An example of a Seniors grades declining because of Senioritis.

“There is a positive and a negative side of Senioritits. I relate it to when teenagers around 16 or 17 begin to be irritated by the things their parents tell them to do. That’s completely normal. It means they aren’t going to live there forever. Senioritis is similar to that. Seniors are beginning to become irritated with being in the building and they are excited for their next step in life, and I am excited for them,” said Mrs. Cantrell.

“The part that stinks is attendance slides, attention to detail on assignment slides, and sometimes assignments don’t even get turned in at all,” said Mrs. Cantrell.

Something that helps Mrs. Cantrell notice Senioritis in her students, is the fact that she teaches multiple grades. Overseeing multiple grades helps her identify the decline in motivation, and think of solutions for her senior students.
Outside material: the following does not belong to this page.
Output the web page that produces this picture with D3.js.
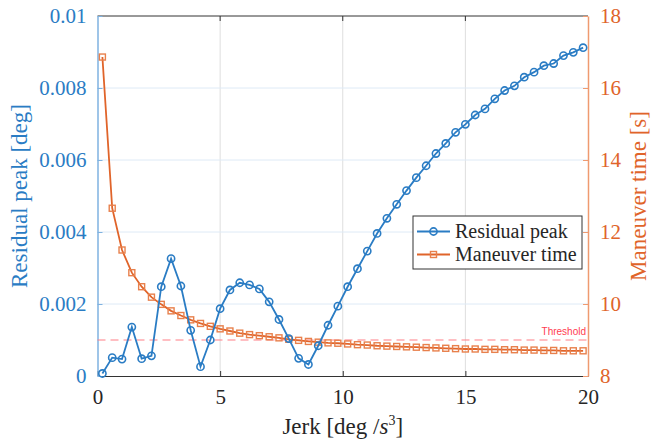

“That’s the good thing about teaching both 10th and 12th grade. I see most of my students more than once in their high school setting. This helps me know what they are capable of and I have a certain expectation as to how they should have grown,” said Mrs. Cantrell. “When I see that the quality of their work is not up to what I’m used to for that student, it’s a red flag.”

Mrs. Cantrell shared that she would hate it if her last experience with a student was a negative one. Every Senior’s experience is different, and some teachers have to resort to extreme measures. Mrs. Cantrell’s goal is to get all of her Seniors to graduate.

“The thing I find myself saying a lot is, ‘I know I may sound crabby right now, but I want to hear your name in May,” said Mrs. Cantrell.

To meet this goal, Mrs. Cantrell has different ways that she helps her students overcome Senioritis.

“I try to make assignments a little more flexible, and I also try to treat them like the young adults that they are,” said Mrs. Cantrell.

At the end of the day though, Seniors need to find ways to overcome the lack of motivation, because Powerschool will continue to be populated with grades.

“I think knowing that graduation is soon is what keeps me going,” said Maura.

As good as planning for the future, maybe don’t let Senioritis interfere with the end goal of high school – graduation.